Buprenorphine is a partial agonist at the mu-opioid receptor and an antagonist at the kappa opioid receptor. Naloxone is an antagonist at the mu-opioid receptor.
Side Effects
Adverse events associated with the use of Suboxone and Subutex may include (but are not limited to) the following:
- asthenia
- headache
- pain
- constipation
- nausea
- insomnia
- withdrawal syndrome
- sweating
- chills
- rhinitis
- infection
Dosing/Administration
Suboxone and Subutex are prescribed in 2mg and 8mg oral tablets.

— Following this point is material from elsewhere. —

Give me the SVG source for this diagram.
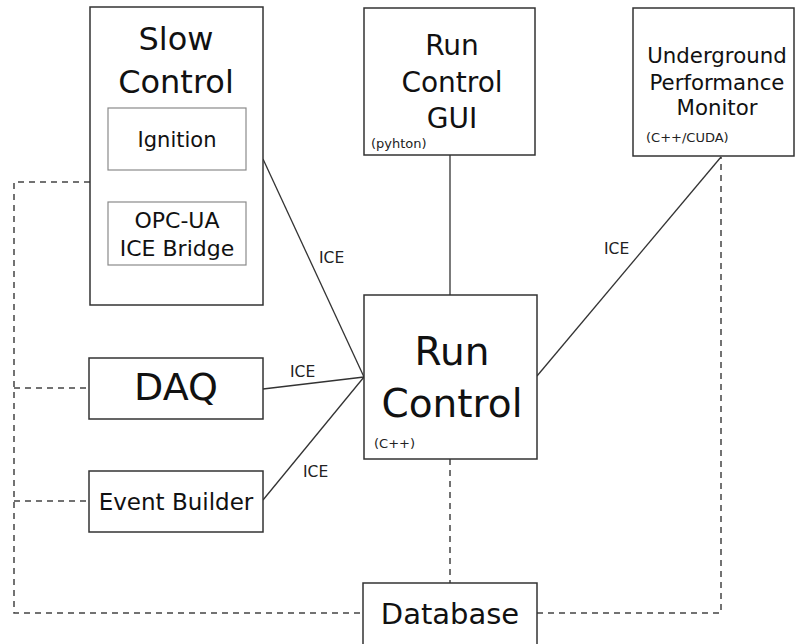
<svg xmlns="http://www.w3.org/2000/svg" width="795" height="644" viewBox="0 0 795 644">
  <style>
    .box { fill: #ffffff; stroke: #333333; stroke-width: 1.5; }
    .inner { fill: #ffffff; stroke: #8a8a8a; stroke-width: 1.2; }
    .t { font-family: "DejaVu Sans", sans-serif; fill: #111111; text-anchor: middle; }
    .s { font-family: "DejaVu Sans", sans-serif; fill: #222222; font-size: 13px; }
    .link { stroke: #333333; stroke-width: 1.3; fill: none; }
    .dash { stroke: #444444; stroke-width: 1.5; fill: none; stroke-dasharray: 6 5; }
    .lbl { font-family: "DejaVu Sans", sans-serif; fill: #222222; font-size: 15.5px; }
  </style>

  <!-- connectors -->
  <g id="connectors">
    <!-- database links -->
    <polyline class="dash" points="90,182 14,182 14,613 363,613"/>
    <line class="dash" x1="14" y1="388" x2="89" y2="388"/>
    <line class="dash" x1="14" y1="501" x2="89" y2="501"/>
    <polyline class="dash" points="537,613 721,613 721,157"/>
    <line class="dash" x1="450" y1="459" x2="450" y2="583"/>
    <!-- GUI to run control -->
    <line class="link" x1="450" y1="155" x2="450" y2="295"/>
    <!-- ICE links -->
    <line class="link" x1="263" y1="159" x2="364" y2="377"/>
    <line class="link" x1="263" y1="389" x2="364" y2="377"/>
    <line class="link" x1="263" y1="500" x2="364" y2="377"/>
    <line class="link" x1="537" y1="376" x2="721" y2="157"/>
    <text class="lbl" x="319" y="263">ICE</text>
    <text class="lbl" x="290" y="377">ICE</text>
    <text class="lbl" x="303" y="477">ICE</text>
    <text class="lbl" x="604" y="254">ICE</text>
  </g>

  <!-- Slow Control -->
  <g id="slow-control">
    <rect class="box" x="90" y="7" width="173" height="298"/>
    <text class="t" x="176" y="50" font-size="32">Slow</text>
    <text class="t" x="176" y="93" font-size="32">Control</text>
    <g id="ignition">
      <rect class="inner" x="108" y="108" width="138" height="62"/>
      <text class="t" x="177" y="147" font-size="21">Ignition</text>
    </g>
    <g id="opcua-bridge">
      <rect class="inner" x="108" y="202" width="138" height="63"/>
      <text class="t" x="177" y="228" font-size="22">OPC-UA</text>
      <text class="t" x="177" y="256" font-size="22">ICE Bridge</text>
    </g>
  </g>

  <!-- Run Control GUI -->
  <g id="run-control-gui">
    <rect class="box" x="364" y="8" width="171" height="147"/>
    <text class="t" x="452" y="55" font-size="28">Run</text>
    <text class="t" x="452" y="92" font-size="28">Control</text>
    <text class="t" x="452" y="128" font-size="28">GUI</text>
    <text class="s" x="371" y="148">(pyhton)</text>
  </g>

  <!-- Underground Performance Monitor -->
  <g id="upm">
    <rect class="box" x="633" y="8" width="161" height="148"/>
    <text class="t" x="717" y="63" font-size="21.3">Underground</text>
    <text class="t" x="717" y="90" font-size="21.3">Performance</text>
    <text class="t" x="717" y="115" font-size="21.3">Monitor</text>
    <text class="s" x="646" y="142">(C++/CUDA)</text>
  </g>

  <!-- Run Control -->
  <g id="run-control">
    <rect class="box" x="364" y="295" width="173" height="164"/>
    <text class="t" x="452" y="365" font-size="39">Run</text>
    <text class="t" x="452" y="417" font-size="39">Control</text>
    <text class="s" x="374" y="448">(C++)</text>
  </g>

  <!-- DAQ -->
  <g id="daq">
    <rect class="box" x="89" y="358" width="174" height="61"/>
    <text class="t" x="176" y="400" font-size="38">DAQ</text>
  </g>

  <!-- Event Builder -->
  <g id="event-builder">
    <rect class="box" x="89" y="471" width="174" height="61"/>
    <text class="t" x="176" y="510" font-size="23">Event Builder</text>
  </g>

  <!-- Database -->
  <g id="database">
    <rect class="box" x="363" y="583" width="174" height="62"/>
    <text class="t" x="450" y="624" font-size="29">Database</text>
  </g>
</svg>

These products were developed under a Cooperative Research and Development Agreement between Reckitt Benckiser and the National Institutes of Health’s National Institute on Drug Abuse in the USA. Subutex first received marketing approval in France and was launched in February 1996 by Schering-Plough under license from Reckitt Benckiser.
Clinical Trial Results
Suboxone tablets have been studied in 575 patients, Subutex tablets in 1834 patients and buprenorphine sublingual solutions in 2470 patients. A total of 1270 females have received buprenorphine in clinical trials. Dosing recommendations are based on data from one trial of both tablet formulations and two trials of the ethanolic solution. All trials used buprenorphine in conjunction with psychosocial counseling as part of a comprehensive addiction treatment program. There have been no clinical studies conducted to assess the efficacy of buprenorphine as the only component of treatment.
In a double-blind placebo- and active controlled study, 326 heroin-addicted subjects were randomly assigned to either Suboxone 16 mg per day, 16 mg Subutex per day or placebo tablets. The primary study comparison was to assess the efficacy of Subutex and Suboxone individually against placebo. The percentage of thrice-weekly urine samples that were negative for non-study opioids was statistically higher for both Subutex and Suboxone, than for placebo.